Tuesday, April 28, 2009

Would you buy a Can of Coke (or Pepsi) for $1 Million?

Say there's a bottling/canning factory with $1,000,000 overhead or fixed cost. It has a capacity of 10,000,000 cans per year. Obviously the cost of one can is 10 cents (plus any variable cost, or we can assume here that it is 'fully automated').

What if (for whatever reason and just to prove a point) all year long, the factory just ran ONE coke can through the factory?
What is the cost of that can? Most people would answer $1,000,000. That's what cost accounting has drilled us to believe.

Well good luck selling that one can to consumers at a price that covers the 'cost'.

Shouldn't it still be 10 cents and there is a cost of $999,999.90 in unutilized capacity?
Standard cost systems do not capture such important considerations. This is especially critical in times of changing product mixes and volumes.

Yes, this example is drastic, but it proves the point.
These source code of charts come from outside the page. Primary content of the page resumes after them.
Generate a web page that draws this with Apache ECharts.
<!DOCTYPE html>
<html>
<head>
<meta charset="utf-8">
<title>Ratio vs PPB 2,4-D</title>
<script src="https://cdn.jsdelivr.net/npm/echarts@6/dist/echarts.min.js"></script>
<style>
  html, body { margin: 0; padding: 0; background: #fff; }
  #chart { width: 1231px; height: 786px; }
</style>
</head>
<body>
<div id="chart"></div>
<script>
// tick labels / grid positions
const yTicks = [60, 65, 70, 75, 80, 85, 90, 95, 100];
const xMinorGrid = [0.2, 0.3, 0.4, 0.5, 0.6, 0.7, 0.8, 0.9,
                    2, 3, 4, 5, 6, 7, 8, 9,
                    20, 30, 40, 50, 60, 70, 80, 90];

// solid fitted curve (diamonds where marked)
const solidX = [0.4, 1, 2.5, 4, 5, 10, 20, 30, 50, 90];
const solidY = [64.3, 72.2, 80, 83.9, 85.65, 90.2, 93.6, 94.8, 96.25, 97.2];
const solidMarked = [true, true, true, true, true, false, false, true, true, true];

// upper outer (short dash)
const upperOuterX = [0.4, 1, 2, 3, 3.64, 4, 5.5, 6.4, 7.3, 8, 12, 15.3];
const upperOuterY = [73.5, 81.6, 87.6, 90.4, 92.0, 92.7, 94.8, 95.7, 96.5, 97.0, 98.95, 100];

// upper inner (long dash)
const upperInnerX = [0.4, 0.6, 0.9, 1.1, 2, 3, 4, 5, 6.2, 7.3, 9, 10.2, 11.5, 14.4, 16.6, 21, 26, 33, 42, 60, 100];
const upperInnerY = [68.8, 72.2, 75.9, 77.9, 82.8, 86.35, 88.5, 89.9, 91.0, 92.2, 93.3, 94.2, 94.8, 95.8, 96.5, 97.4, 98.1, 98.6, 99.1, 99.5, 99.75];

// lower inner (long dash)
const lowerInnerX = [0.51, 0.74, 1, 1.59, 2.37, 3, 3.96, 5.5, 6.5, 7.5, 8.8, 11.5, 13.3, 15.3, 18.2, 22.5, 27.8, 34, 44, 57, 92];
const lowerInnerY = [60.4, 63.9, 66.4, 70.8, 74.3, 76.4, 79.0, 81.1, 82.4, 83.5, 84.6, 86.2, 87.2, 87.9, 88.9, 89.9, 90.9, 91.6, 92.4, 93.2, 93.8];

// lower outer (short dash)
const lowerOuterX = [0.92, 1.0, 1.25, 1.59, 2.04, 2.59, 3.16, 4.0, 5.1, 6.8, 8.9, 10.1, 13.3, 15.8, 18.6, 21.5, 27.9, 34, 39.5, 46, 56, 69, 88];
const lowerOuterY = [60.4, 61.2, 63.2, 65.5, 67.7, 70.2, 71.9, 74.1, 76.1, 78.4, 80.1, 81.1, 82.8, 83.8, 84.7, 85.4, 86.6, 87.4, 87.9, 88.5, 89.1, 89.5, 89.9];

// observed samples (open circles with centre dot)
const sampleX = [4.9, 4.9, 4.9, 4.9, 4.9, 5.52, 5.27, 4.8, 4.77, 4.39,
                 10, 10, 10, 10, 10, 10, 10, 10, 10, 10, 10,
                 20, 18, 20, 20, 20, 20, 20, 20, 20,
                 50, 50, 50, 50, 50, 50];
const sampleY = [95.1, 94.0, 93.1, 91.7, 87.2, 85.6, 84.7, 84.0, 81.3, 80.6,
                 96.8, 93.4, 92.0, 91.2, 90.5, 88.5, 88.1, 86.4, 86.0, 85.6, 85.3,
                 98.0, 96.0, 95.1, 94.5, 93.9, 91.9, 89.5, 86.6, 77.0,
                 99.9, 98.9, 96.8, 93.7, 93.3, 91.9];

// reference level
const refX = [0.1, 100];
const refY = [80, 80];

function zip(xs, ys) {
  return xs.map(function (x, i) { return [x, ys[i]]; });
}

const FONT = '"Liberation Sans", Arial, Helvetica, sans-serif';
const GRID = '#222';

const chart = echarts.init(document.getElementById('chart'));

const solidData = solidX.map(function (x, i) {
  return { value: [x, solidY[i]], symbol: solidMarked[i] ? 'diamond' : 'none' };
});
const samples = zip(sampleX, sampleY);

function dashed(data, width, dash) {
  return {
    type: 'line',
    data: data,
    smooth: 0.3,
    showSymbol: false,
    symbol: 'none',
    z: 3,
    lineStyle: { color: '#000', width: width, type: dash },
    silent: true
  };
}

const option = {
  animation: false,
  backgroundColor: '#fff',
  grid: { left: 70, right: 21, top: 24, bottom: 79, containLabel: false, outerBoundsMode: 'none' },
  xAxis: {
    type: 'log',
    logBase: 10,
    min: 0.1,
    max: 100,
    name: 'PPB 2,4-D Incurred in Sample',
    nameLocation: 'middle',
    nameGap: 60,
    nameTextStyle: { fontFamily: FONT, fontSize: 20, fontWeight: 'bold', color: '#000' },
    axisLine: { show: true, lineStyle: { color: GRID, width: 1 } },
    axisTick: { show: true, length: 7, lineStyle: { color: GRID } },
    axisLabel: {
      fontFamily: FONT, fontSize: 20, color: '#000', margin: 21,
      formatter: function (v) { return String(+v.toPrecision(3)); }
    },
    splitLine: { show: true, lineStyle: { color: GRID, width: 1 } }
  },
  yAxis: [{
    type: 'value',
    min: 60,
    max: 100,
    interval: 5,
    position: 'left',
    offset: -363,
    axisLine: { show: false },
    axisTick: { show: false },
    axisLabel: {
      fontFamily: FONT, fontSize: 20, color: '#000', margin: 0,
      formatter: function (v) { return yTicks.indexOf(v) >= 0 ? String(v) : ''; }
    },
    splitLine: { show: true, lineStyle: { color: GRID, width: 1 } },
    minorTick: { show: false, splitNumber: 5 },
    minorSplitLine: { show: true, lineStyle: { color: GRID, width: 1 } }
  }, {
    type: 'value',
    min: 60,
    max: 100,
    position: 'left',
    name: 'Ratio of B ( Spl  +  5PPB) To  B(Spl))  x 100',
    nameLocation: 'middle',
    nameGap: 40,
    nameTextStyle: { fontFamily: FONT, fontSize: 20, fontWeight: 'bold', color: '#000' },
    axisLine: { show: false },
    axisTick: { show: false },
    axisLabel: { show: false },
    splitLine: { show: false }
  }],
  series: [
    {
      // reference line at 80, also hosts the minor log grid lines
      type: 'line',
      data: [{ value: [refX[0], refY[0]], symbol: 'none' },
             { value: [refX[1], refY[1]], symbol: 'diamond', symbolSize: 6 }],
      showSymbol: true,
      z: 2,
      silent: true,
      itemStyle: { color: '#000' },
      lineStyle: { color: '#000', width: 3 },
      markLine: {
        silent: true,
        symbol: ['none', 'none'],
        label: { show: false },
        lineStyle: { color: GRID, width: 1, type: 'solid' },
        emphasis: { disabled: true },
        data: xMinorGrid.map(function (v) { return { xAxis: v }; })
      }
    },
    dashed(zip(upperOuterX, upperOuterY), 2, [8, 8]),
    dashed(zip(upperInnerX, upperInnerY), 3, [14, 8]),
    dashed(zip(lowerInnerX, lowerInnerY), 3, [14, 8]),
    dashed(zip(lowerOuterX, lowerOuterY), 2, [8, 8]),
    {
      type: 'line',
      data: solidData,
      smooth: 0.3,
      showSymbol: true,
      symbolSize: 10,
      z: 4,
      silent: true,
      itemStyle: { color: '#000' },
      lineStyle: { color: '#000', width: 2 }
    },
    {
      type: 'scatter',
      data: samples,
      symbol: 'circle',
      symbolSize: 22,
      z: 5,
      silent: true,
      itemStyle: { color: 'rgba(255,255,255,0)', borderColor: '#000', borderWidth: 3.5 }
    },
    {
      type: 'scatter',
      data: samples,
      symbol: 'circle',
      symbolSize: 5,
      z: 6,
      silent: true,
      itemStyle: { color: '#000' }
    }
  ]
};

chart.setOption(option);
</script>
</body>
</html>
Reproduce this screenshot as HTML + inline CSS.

Relying on standard cost for pricing decisions can lead to devastating consequences:
The company starts inching up the sales price because "cost has gone up" --> customers are lost --> volume goes down further --> standard cost goes up more --> time to increase prices again --> the company has entered a death spiral.

This is happening as I type. Not as drastic as in the example, but across all company sizes, types, and industries. I am seeing it over and over again.
The batch of MBAs and ACC graduates that understand the threat are not in positions yet to impact a shift in senior executive awareness.